I keep my movements slow and creep over to the edge of the cave, where my belt hangs on a rock ledge. I pull my knife out of its sheath and clench it tight in my free hand. Let them come in.

Shasak chirps suddenly, and the sound is loud in the small cave. Hemalo stirs in his bed, and outside, I hear an answering chirp.

Hemalo’s eyes open, and he looks at me.

“I know,” I murmur softly, holding my knife high. “They have come for the kit.” I am angry at the thought. They left him here alone, filthy and unguarded. They do not deserve to have a kit. I can take much better care of him than they ever can. He is mine now.

Hemalo sits up slowly. He gets to his feet and then puts a hand toward me. “Give me the knife. You have the kit. Protect him, and I will protect you.”

I nod. In this, we will be a team. I hand him the knife and hold Shasak closer to me, stepping back to the rear of the cave. Hemalo stands before us, tall and strong despite the bandages on his brow, and for a moment I feel a stab of fear. If many metlaks wait on the other side of the privacy screen, he will need more than my small bone knife. “Be careful,” I whisper.

“I will protect you,” he tells me. “Do not worry.” He grips the knife tightly and steps forward, then pushes aside the privacy screen.

I suck in a breath.

The screen clatters to the side, bouncing against the cave wall. The two metlaks out in the snow cringe back and hiss at us, one scurrying behind the other. The larger one, I can see, only has one eye. “These are the same metlaks as before,” I tell Hemalo.

“Stay behind the fire,” he warns me, and brandishes the knife at them. “Back!”

They drop back a few steps but then wait, hovering patiently in the snow. The smaller one lifts its head and chirps, and the kit in my arms answers. The smaller one chirps again and takes a step toward Hemalo. She crouches low to the ground, her body language that of groveling and submission. But her gaze is locked on me and the kit in my arms.

She wants him back. I clench Shasak tightly to me. She does not deserve him back. Not if she left him.

“They are so thin,” Hemalo murmurs, shocked. “Is that why they came to the cave? Are they starving?”

“Does it matter?” I feel a sense of panic in my belly. Shasak is mine now. They do not deserve him.

Hemalo cocks his head to the side, studying the metlaks cringing at the entrance to the cave. “They are not leaving. They are terrified, but they do not want to leave. Odd.”

“Chase them away. Make them go.”

He glances back at me. “I do not think they are a threat. Remember what the human Li-lah said? They helped Rokan when he was injured. Do we have more roots left?”

I gasp. “I am saving them for Shasak. You cannot give them away.”

“Be sensible, Asha,” Hemalo says. He lowers the knife—but still keeps it out—and extends his hand to me. “Give me one of the roots, please.”

“No!”

“Either they are people or they are not.” He glances back at me, and there is reproach in his gaze. “Would you let Shasak’s mother and father die? Right here? Right now? When they are clearly risking their lives to get him back?”

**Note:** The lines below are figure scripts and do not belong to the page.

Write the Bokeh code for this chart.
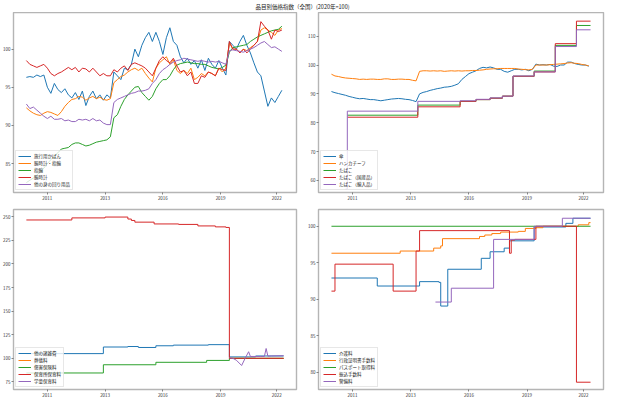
from bokeh.plotting import figure
from bokeh.layouts import column, row
from bokeh.models import FixedTicker, Range1d
from bokeh.embed import file_html
from bokeh.resources import INLINE
from bokeh.core.properties import value

FONT = "Noto Sans CJK JP"
COLORS = ["#1f77b4", "#ff7f0e", "#2ca02c", "#d62728", "#9467bd"]
TITLE = "品目別価格指数（全国）(2020年=100)"

X_TICKS = [12, 45, 78, 111, 143]
X_TICK_LABELS = ["2011", "2013", "2016", "2019", "2022"]
MONTHS_BI = list(range(0, 148, 2))

# ---------- top-left ----------
TL_NAMES = ["旅行用かばん", "腕時計・指輪", "指輪", "腕時計", "他の身の回り用品"]
bag = [96.3, 96.4, 96.3, 96.6, 96.4, 96.6, 95.0, 94.2, 95.5, 94.7,
       94.3, 94.8, 94.0, 93.6, 94.3, 93.4, 94.5, 92.6, 93.8, 94.5,
       93.5, 94.0, 93.3, 94.0, 93.6, 97.0, 96.5, 96.0, 97.5, 97.3,
       98.0, 100.0, 99.0, 100.5, 101.5, 102.2, 101.0, 102.2, 101.0, 99.3,
       101.5, 102.8, 101.0, 100.5, 99.0, 98.2, 98.8, 98.0, 98.5, 97.5,
       98.6, 97.2, 98.8, 98.0, 97.5, 98.5, 97.5, 96.6, 101.0, 100.5,
       100.0, 101.0, 101.8, 100.5, 99.5, 98.2, 97.0, 96.5, 94.5, 92.5,
       93.6, 93.0, 93.8, 94.6]
watch_ring = [92.3, 91.9, 91.6, 91.4, 91.3, 91.6, 91.8, 91.7, 91.5, 91.3,
              91.8, 92.5, 93.0, 93.4, 93.5, 93.8, 93.7, 93.3, 93.6, 93.8,
              93.5, 93.7, 93.4, 93.3, 93.5, 95.6, 96.0, 96.4, 96.6, 97.0,
              97.3, 97.5, 97.2, 97.5, 96.8, 96.2, 95.7, 97.5, 98.2, 98.6,
              99.0, 98.0, 98.6, 97.2, 96.8, 97.2, 96.8, 97.5, 96.0, 96.3,
              96.8, 96.5, 97.0, 96.8, 96.5, 97.5, 97.0, 97.5, 100.8, 100.0,
              100.0, 99.5, 100.0, 99.8, 100.2, 100.5, 101.0, 102.5, 102.8, 102.5,
              102.2, 101.8, 102.5, 102.7]
ring = [82.5, 82.8, 83.1, 83.5, 83.9, 84.4, 85.0, 85.5, 86.0, 86.4,
        86.9, 87.0, 87.1, 87.5, 87.7, 87.7, 87.5, 87.3, 87.4, 87.6,
        87.8, 87.9, 88.0, 88.1, 88.5, 91.0, 91.4, 92.5, 93.4, 94.0,
        94.5, 95.0, 95.1, 94.3, 93.8, 93.3, 93.8, 94.8, 95.5, 96.0,
        96.0, 96.5, 97.3, 97.9, 98.1, 98.2, 98.3, 98.2, 98.1, 98.1,
        98.0, 98.0, 97.8, 97.6, 97.5, 97.4, 97.6, 97.9, 99.6, 100.2,
        100.3, 100.4, 100.5, 100.6, 101.0, 101.3, 101.6, 101.8, 102.0, 102.2,
        102.4, 102.5, 102.6, 103.0]
watch = [98.5, 98.0, 97.8, 97.6, 97.8, 98.0, 97.5, 96.8, 96.5, 96.8,
         97.0, 97.3, 97.6, 97.3, 97.6, 97.0, 97.5, 97.4, 97.0, 97.5,
         97.0, 96.5, 96.8, 96.5, 96.5, 97.3, 97.0, 97.5, 97.8, 97.2,
         98.0, 98.2, 98.0, 97.8, 97.5, 97.0, 96.5, 97.5, 98.5, 99.0,
         98.5, 98.2, 98.8, 97.8, 97.0, 97.2, 96.5, 97.0, 95.5, 95.5,
         96.5, 96.3, 97.0, 96.8, 96.5, 97.5, 97.3, 97.2, 101.0, 100.0,
         100.0, 99.5, 100.0, 99.5, 100.0, 100.5, 101.0, 103.6, 103.0, 102.5,
         101.3, 102.5, 102.3, 102.5]
personal = [92.8, 92.2, 92.4, 92.0, 91.6, 91.2, 90.9, 91.2, 90.8, 90.8,
            90.9, 90.6, 90.7, 90.5, 90.5, 90.8, 90.7, 90.8, 90.6, 90.9,
            90.6, 90.7, 90.3, 90.1, 90.1, 93.0, 93.4, 93.6, 93.8, 94.0,
            94.2, 94.3, 94.5, 94.5, 94.6, 94.8, 95.5, 96.0, 96.8, 97.3,
            97.6, 98.0, 98.3, 98.5, 98.6, 98.8, 98.7, 98.6, 98.5, 98.4,
            98.5, 98.4, 98.3, 98.4, 98.3, 98.4, 98.2, 98.0, 99.8, 99.9,
            99.8, 99.7, 99.6, 99.8, 100.0, 100.2, 100.5, 100.8, 101.0, 100.6,
            100.2, 100.3, 100.0, 99.7]

# ---------- top-right ----------
TR_NAMES = ["傘", "ハンカチーフ", "たばこ", "たばこ（国産品）", "たばこ（輸入品）"]
umbrella = [90.8, 90.4, 90.1, 89.8, 89.5, 89.1, 88.8, 88.5, 88.3, 88.4,
            88.2, 88.0, 88.0, 87.8, 87.6, 87.8, 88.0, 88.2, 88.3, 88.4,
            88.3, 88.1, 88.0, 87.7, 87.3, 90.0, 90.5, 90.8, 91.2, 91.5,
            91.8, 92.0, 92.3, 92.4, 92.6, 93.0, 93.5, 95.0, 96.0, 97.0,
            97.5, 98.0, 98.8, 99.2, 99.0, 99.3, 99.0, 98.5, 98.5, 97.8,
            97.5, 98.0, 98.5, 98.5, 98.3, 98.5, 98.0, 98.5, 100.3, 100.0,
            100.1, 100.0, 100.2, 99.6, 99.5, 100.0, 100.0, 101.0, 101.0, 100.5,
            100.2, 100.0, 100.0, 99.6]
handkerchief = [96.8, 96.2, 96.0, 95.7, 95.5, 95.4, 95.3, 95.2, 95.0, 95.1,
                95.0, 95.1, 95.1, 95.0, 95.0, 95.2, 95.2, 95.0, 95.0, 95.1,
                95.1, 95.0, 95.0, 94.7, 94.5, 97.8, 98.0, 98.0, 97.9, 98.0,
                97.9, 98.0, 97.8, 97.9, 98.0, 97.9, 98.0, 97.9, 98.0, 98.0,
                98.1, 98.1, 98.2, 98.3, 98.5, 98.6, 98.7, 98.7, 98.8, 98.8,
                98.8, 98.8, 98.8, 98.6, 98.5, 98.4, 98.3, 98.5, 100.0, 100.0,
                100.0, 100.0, 100.1, 100.2, 100.3, 100.4, 100.5, 100.7, 100.8, 100.6,
                100.5, 100.2, 100.0, 99.7]
tob_x = [9, 49, 73, 82, 90, 97, 103, 115, 127, 139, 147]
tobacco = [82.6, 86.1, 87.4, 88.0, 88.5, 89.2, 96.1, 97.9, 106.8, 113.7, 113.7]
tobacco_dom = [81.9, 85.5, 87.4, 88.0, 88.5, 89.2, 96.1, 97.6, 107.4, 115.2, 115.2]
tob_imp_x = [8, 9, 49, 73, 82, 90, 97, 103, 115, 127, 139, 147]
tobacco_imp = [57.0, 84.0, 87.4, 87.6, 88.1, 88.6, 89.2, 96.2, 97.6, 106.4, 112.2, 112.2]

# ---------- bottom-left ----------
BL_NAMES = ["他の諸雑費", "葬儀料", "傷害保険料", "保育所保育料", "学童保育料"]
misc_x = [0, 44, 58, 64, 74, 84, 104, 116, 131, 147]
misc = [105.0, 112.0, 112.5, 111.5, 113.3, 114.0, 114.5, 101.5, 102.5, 102.5]
funeral_x = [116, 147]
funeral = [100.0, 100.0]
injury_x = [0, 44, 74, 103, 116, 147]
injury = [84.5, 93.2, 95.8, 97.8, 100.0, 100.0]
nursery_x = [0, 26, 45, 58, 60, 62, 73, 87, 98, 108, 114, 116, 147]
nursery = [246.5, 248.7, 249.6, 247.5, 246.0, 244.2, 242.3, 241.8, 240.2, 239.2, 238.6, 100.0, 100.0]
afterschool_x = [116, 118, 120, 123, 125, 127, 128, 130, 134, 136, 137, 138, 140, 147]
afterschool = [100.7, 100.0, 98.0, 92.4, 100.0, 107.0, 102.0, 102.0, 102.0, 102.0, 110.4, 102.3, 102.5, 102.8]

# ---------- bottom-right ----------
BR_NAMES = ["介護料", "行政証明書手数料", "パスポート取得料", "振込手数料", "警備料"]
care_x = [0, 26, 50, 61, 62, 66, 85, 90, 98, 101, 115, 133, 137, 147]
care = [92.9, 91.8, 92.4, 92.3, 89.05, 94.1, 95.6, 96.5, 97.0, 98.0, 99.9, 100.4, 101.1, 101.1]
cert_x = [0, 39, 58, 62, 63, 84, 87, 91, 96, 106, 110, 116, 120, 140, 146, 147]
cert = [96.3, 96.6, 97.0, 97.3, 98.3, 98.6, 98.8, 99.0, 99.2, 99.3, 99.7, 99.8, 100.0, 100.2, 100.5, 100.5]
passport_x = [0, 147]
passport = [100.0, 100.0]
transfer_x = [0, 2, 35, 48, 50, 101, 102, 104, 116, 139, 147]
transfer = [91.1, 94.8, 91.1, 96.6, 99.4, 96.3, 98.1, 98.2, 100.0, 78.6, 78.6]
security_x = [59, 68, 92, 115, 131, 147]
security = [89.6, 91.5, 98.2, 100.0, 101.1, 101.1]


def make_fig(left, fw, right, top, fh, bottom, y0, y1, yticks):
    p = figure(frame_width=fw, frame_height=fh, min_border_left=left,
               min_border_right=right, min_border_top=top, min_border_bottom=bottom,
               x_range=Range1d(-7.35, 154.35), y_range=Range1d(y0, y1),
               output_backend="svg", toolbar_location=None)
    p.grid.visible = False
    p.outline_line_color = "#b5b5b5"
    p.outline_line_width = 1.4
    p.background_fill_color = "white"
    p.border_fill_color = "white"
    for ax in (p.xaxis[0], p.yaxis[0]):
        ax.axis_line_color = None
        ax.major_tick_out = 2
        ax.major_tick_in = 0
        ax.major_tick_line_color = "#555555"
        ax.major_tick_line_width = 0.7
        ax.minor_tick_line_color = None
        ax.major_label_standoff = 1
        ax.major_label_text_font = FONT
        ax.major_label_text_font_size = "4.5px"
        ax.major_label_text_color = "#333333"
    p.xaxis.ticker = FixedTicker(ticks=X_TICKS)
    p.xaxis.major_label_overrides = {t: l for t, l in zip(X_TICKS, X_TICK_LABELS)}
    p.yaxis.ticker = FixedTicker(ticks=yticks)
    return p


def style_legend(p):
    lg = p.legend[0]
    lg.location = "bottom_left"
    lg.label_text_font = FONT
    lg.label_text_font_size = "4.5px"
    lg.label_text_color = "#222222"
    lg.label_height = 6
    lg.glyph_height = 6
    lg.glyph_width = 13
    lg.label_standoff = 3
    lg.spacing = 1
    lg.padding = 2
    lg.margin = 2
    lg.border_line_color = "#d0d0d0"
    lg.border_line_width = 0.8
    lg.background_fill_alpha = 0.8


LW = 1.0

# title strip
pt = figure(width=604, height=12, x_range=Range1d(0, 1), y_range=Range1d(0, 1),
            min_border=0, output_backend="svg", toolbar_location=None,
            x_axis_type=None, y_axis_type=None)
pt.grid.visible = False
pt.outline_line_color = None
pt.text(x=[0.5], y=[0.5], text=[TITLE], text_font=value(FONT), text_font_size="5.5px",
        text_align="center", text_baseline="middle", text_color="#222222")

# TL
p1 = make_fig(12, 283, 5, 0, 180, 9, 81.2, 104.8, [85, 90, 95, 100])
for ys, c, n in zip([bag, watch_ring, ring, watch, personal], COLORS, TL_NAMES):
    p1.line(MONTHS_BI, ys, line_color=c, line_width=LW, legend_label=n)
style_legend(p1)

# TR
p2 = make_fig(17, 285, 2, 0, 180, 9, 55.8, 118.2, [60, 70, 80, 90, 100, 110])
p2.line(MONTHS_BI, umbrella, line_color=COLORS[0], line_width=LW, legend_label=TR_NAMES[0])
p2.line(MONTHS_BI, handkerchief, line_color=COLORS[1], line_width=LW, legend_label=TR_NAMES[1])
p2.step(tob_x, tobacco, mode="after", line_color=COLORS[2], line_width=LW, legend_label=TR_NAMES[2])
p2.step(tob_x, tobacco_dom, mode="after", line_color=COLORS[3], line_width=LW, legend_label=TR_NAMES[3])
p2.step(tob_imp_x, tobacco_imp, mode="after", line_color=COLORS[4], line_width=LW, legend_label=TR_NAMES[4])
style_legend(p2)

# BL
p3 = make_fig(12, 283, 5, 7, 180, 9, 67.0, 257.6, [75, 100, 125, 150, 175, 200, 225, 250])
p3.step(misc_x, misc, mode="after", line_color=COLORS[0], line_width=LW, legend_label=BL_NAMES[0])
p3.step(funeral_x, funeral, mode="after", line_color=COLORS[1], line_width=LW, legend_label=BL_NAMES[1])
p3.step(injury_x, injury, mode="after", line_color=COLORS[2], line_width=LW, legend_label=BL_NAMES[2])
p3.step(nursery_x, nursery, mode="after", line_color=COLORS[3], line_width=LW, legend_label=BL_NAMES[3])
p3.line(afterschool_x, afterschool, line_color=COLORS[4], line_width=LW, legend_label=BL_NAMES[4])
style_legend(p3)

# BR
p4 = make_fig(17, 285, 2, 7, 180, 9, 77.6, 102.3, [80, 85, 90, 95, 100])
p4.step(care_x, care, mode="after", line_color=COLORS[0], line_width=LW, legend_label=BR_NAMES[0])
p4.step(cert_x, cert, mode="after", line_color=COLORS[1], line_width=LW, legend_label=BR_NAMES[1])
p4.step(passport_x, passport, mode="after", line_color=COLORS[2], line_width=LW, legend_label=BR_NAMES[2])
p4.step(transfer_x, transfer, mode="after", line_color=COLORS[3], line_width=LW, legend_label=BR_NAMES[3])
p4.step(security_x, security, mode="after", line_color=COLORS[4], line_width=LW, legend_label=BR_NAMES[4])
style_legend(p4)

layout = column(pt, row(p1, p2), row(p3, p4))
open("out.html", "w").write(file_html(layout, INLINE))
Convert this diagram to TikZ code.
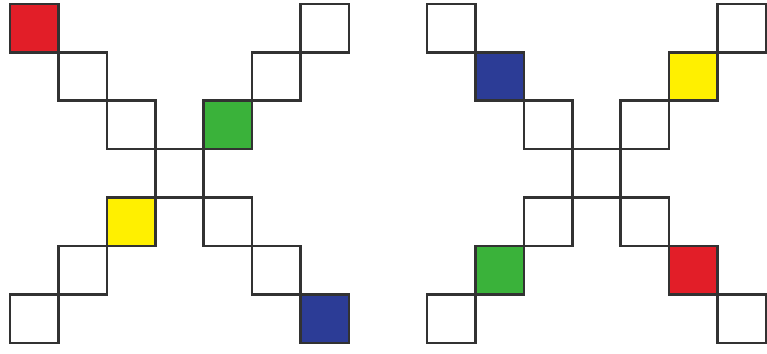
\documentclass[tikz,border=0pt]{standalone}
\definecolor{edge}{RGB}{50,50,50}
\definecolor{cred}{RGB}{226,30,40}
\definecolor{cgreen}{RGB}{58,178,58}
\definecolor{cyellow}{RGB}{255,240,0}
\definecolor{cblue}{RGB}{44,60,150}
\tikzset{
  cell/.style={draw=edge, line width=2.6pt, minimum size=48.4pt, inner sep=0pt, outer sep=0pt, rectangle},
  redcell/.style={cell, fill=cred},
  greencell/.style={cell, fill=cgreen},
  yellowcell/.style={cell, fill=cyellow},
  bluecell/.style={cell, fill=cblue}
}
\begin{document}
\begin{tikzpicture}
\useasboundingbox (0pt,0pt) rectangle (767pt,353pt);
% left X
\begin{scope}[shift={(10pt,349pt)}, x=48.4pt, y=-48.4pt]
  \node[cell]       (L33) at (3.5,3.5) {};
  \node[redcell]    (L00) at (0.5,0.5) {};
  \node[cell]       (L11) at (1.5,1.5) {};
  \node[cell]       (L22) at (2.5,2.5) {};
  \node[cell]       (L60) at (6.5,0.5) {};
  \node[cell]       (L51) at (5.5,1.5) {};
  \node[greencell]  (L42) at (4.5,2.5) {};
  \node[yellowcell] (L24) at (2.5,4.5) {};
  \node[cell]       (L15) at (1.5,5.5) {};
  \node[cell]       (L06) at (0.5,6.5) {};
  \node[cell]       (L44) at (4.5,4.5) {};
  \node[cell]       (L55) at (5.5,5.5) {};
  \node[bluecell]   (L66) at (6.5,6.5) {};
\end{scope}
% right X
\begin{scope}[shift={(427pt,349pt)}, x=48.4pt, y=-48.4pt]
  \node[cell]       (R33) at (3.5,3.5) {};
  \node[cell]       (R00) at (0.5,0.5) {};
  \node[bluecell]   (R11) at (1.5,1.5) {};
  \node[cell]       (R22) at (2.5,2.5) {};
  \node[cell]       (R60) at (6.5,0.5) {};
  \node[yellowcell] (R51) at (5.5,1.5) {};
  \node[cell]       (R42) at (4.5,2.5) {};
  \node[cell]       (R24) at (2.5,4.5) {};
  \node[greencell]  (R15) at (1.5,5.5) {};
  \node[cell]       (R06) at (0.5,6.5) {};
  \node[cell]       (R44) at (4.5,4.5) {};
  \node[redcell]    (R55) at (5.5,5.5) {};
  \node[cell]       (R66) at (6.5,6.5) {};
\end{scope}
\end{tikzpicture}
\end{document}
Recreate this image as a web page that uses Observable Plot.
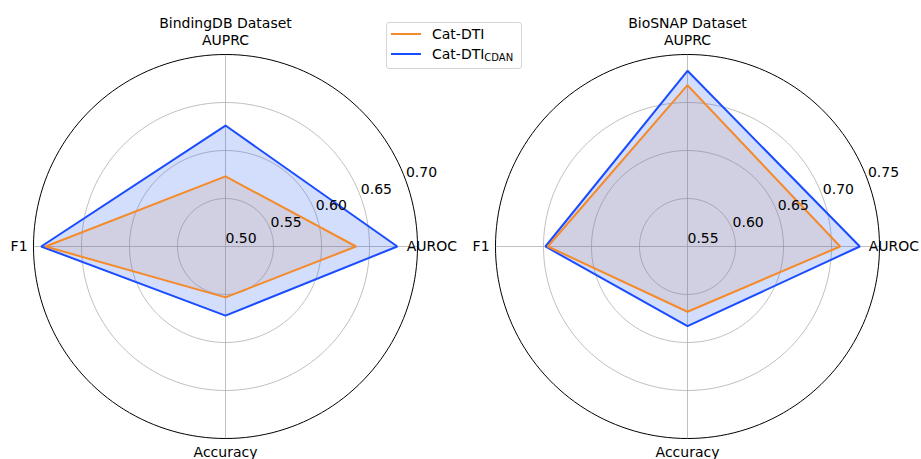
<!DOCTYPE html>
<html>
<head>
<meta charset="utf-8">
<script src="https://cdn.jsdelivr.net/npm/d3@7"></script>
<script src="https://cdn.jsdelivr.net/npm/@observablehq/plot@0.6"></script>
<style>
  html, body { margin: 0; padding: 0; background: #fff; }
  #wrap { position: relative; width: 921px; height: 459px; font-family: "DejaVu Sans", sans-serif; }
  #left { position: absolute; left: 0; top: 0; }
  #right { position: absolute; left: 460px; top: 0; }
  #legend { position: absolute; left: 386px; top: 22px; width: 134px; height: 45px;
            border: 1px solid #d6d6d6; border-radius: 3px; background: rgba(255,255,255,0.85);
            font-size: 14px; color: #000; }
  .item { position: absolute; left: 4px; height: 20px; display: flex; align-items: center; }
  .swatch { width: 30px; height: 0; border-top: 2px solid; margin-right: 11px; }
  sub { font-size: 10px; vertical-align: -2px; }
</style>
</head>
<body>
<div id="wrap">
  <div id="left"></div>
  <div id="right"></div>
  <div id="legend">
    <div class="item" style="top:1px"><span class="swatch" id="sw1"></span><span>Cat-DTI</span></div>
    <div class="item" style="top:21px"><span class="swatch" id="sw2"></span><span>Cat-DTI<sub>CDAN</sub></span></div>
  </div>
</div>
<script>
// ---- data ----
const metrics = ["AUROC", "AUPRC", "F1", "Accuracy"];
const seriesNames = ["Cat-DTI", "Cat-DTI_CDAN"];
const bindingTitle = "BindingDB Dataset";
const biosnapTitle = "BioSNAP Dataset";
const bindingCatDTI = [0.636, 0.573, 0.6875, 0.553];
const bindingCDAN   = [0.679, 0.626, 0.692, 0.572];
const biosnapCatDTI = [0.709, 0.718, 0.6955, 0.618];
const biosnapCDAN   = [0.7295, 0.733, 0.698, 0.633];
const bindingTicks = [0.50, 0.55, 0.60, 0.65, 0.70];
const biosnapTicks = [0.55, 0.60, 0.65, 0.70, 0.75];

const ORANGE = "#f48a2a";
const BLUE = "#1a4cff";
document.getElementById("sw1").style.borderColor = ORANGE;
document.getElementById("sw2").style.borderColor = BLUE;

const R = 192;
function panel(title, ticks, catVals, cdanVals, width, cx, cy) {
  const rmin = ticks[0], rmax = ticks[ticks.length - 1];
  const norm = v => (v - rmin) / (rmax - rmin);
  const ang = i => i * Math.PI / 2;
  const poly = vals => vals.map((v, i) => ({metric: metrics[i], value: v,
      x: norm(v) * Math.cos(ang(i)), y: norm(v) * Math.sin(ang(i))}));
  const ringPts = [];
  ticks.slice(1).forEach(t => {
    for (let a = 0; a <= 360; a += 2) {
      const th = a * Math.PI / 180;
      ringPts.push({tick: t, x: norm(t) * Math.cos(th), y: norm(t) * Math.sin(th)});
    }
  });
  const gridRings = ringPts.filter(d => d.tick !== rmax);
  const outerRing = ringPts.filter(d => d.tick === rmax);
  const spokes = metrics.map((m, i) => ({metric: m, x: Math.cos(ang(i)), y: Math.sin(ang(i))}));
  const labA = 20 * Math.PI / 180;
  const tickLabels = ticks.map(t => ({label: t.toFixed(2),
      x: norm(t) * Math.cos(labA), y: norm(t) * Math.sin(labA)}));
  const axisLabels = metrics.map((m, i) => ({metric: m,
      x: 1.075 * Math.cos(ang(i)), y: 1.075 * Math.sin(ang(i))}));
  const cat = poly(catVals), cdan = poly(cdanVals);
  return Plot.plot({
    width, height: 459,
    margin: 0,
    style: {fontFamily: "DejaVu Sans", fontSize: "14px", overflow: "visible", background: "transparent"},
    x: {domain: [-1, 1], range: [cx - R, cx + R], axis: null},
    y: {domain: [-1, 1], range: [cy + R, cy - R], axis: null},
    marks: [
      Plot.line(gridRings, {x: "x", y: "y", z: "tick", stroke: "#b0b0b0", strokeWidth: 0.8}),
      Plot.link(spokes, {x1: 0, y1: 0, x2: "x", y2: "y", stroke: "#b0b0b0", strokeWidth: 0.8}),
      Plot.line(cat, {x: "x", y: "y", curve: "linear-closed", fill: ORANGE, fillOpacity: 0.15, stroke: "none"}),
      Plot.line(cdan, {x: "x", y: "y", curve: "linear-closed", fill: "#2458f0", fillOpacity: 0.2, stroke: "none"}),
      Plot.line(outerRing, {x: "x", y: "y", stroke: "black", strokeWidth: 1}),
      Plot.line(cdan, {x: "x", y: "y", curve: "linear-closed", stroke: BLUE, strokeWidth: 2, strokeLinejoin: "miter"}),
      Plot.line(cat, {x: "x", y: "y", curve: "linear-closed", stroke: ORANGE, strokeWidth: 2, strokeLinejoin: "miter"}),
      Plot.text(tickLabels, {x: "x", y: "y", text: "label", textAnchor: "start", dy: -8, fill: "black"}),
      Plot.text(axisLabels, {x: "x", y: "y", text: "metric", fill: "black"}),
      Plot.text([title], {x: 0, y: 1.075, text: d => d, dy: -17, fill: "black"})
    ]
  });
}

document.getElementById("left").append(panel(bindingTitle, bindingTicks, bindingCatDTI, bindingCDAN, 460, 225, 246));
document.getElementById("right").append(panel(biosnapTitle, biosnapTicks, biosnapCatDTI, biosnapCDAN, 461, 227, 246));
</script>
</body>
</html>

But I do not want to give him back. I fight down the helpless fear and frustration I am feeling. Hemalo is right, though; I cannot say that Shasak is a person and then let his kin starve like animals in the snow. I move to the back and dig through my pack, pulling out one of the few roots I have. I do not have many and will need to go hunting for more, and am feeling protective of my small store. I hand it over to Hemalo anyhow, though, because I know it is the right thing to do. I hate that it is, but I cannot be cruel.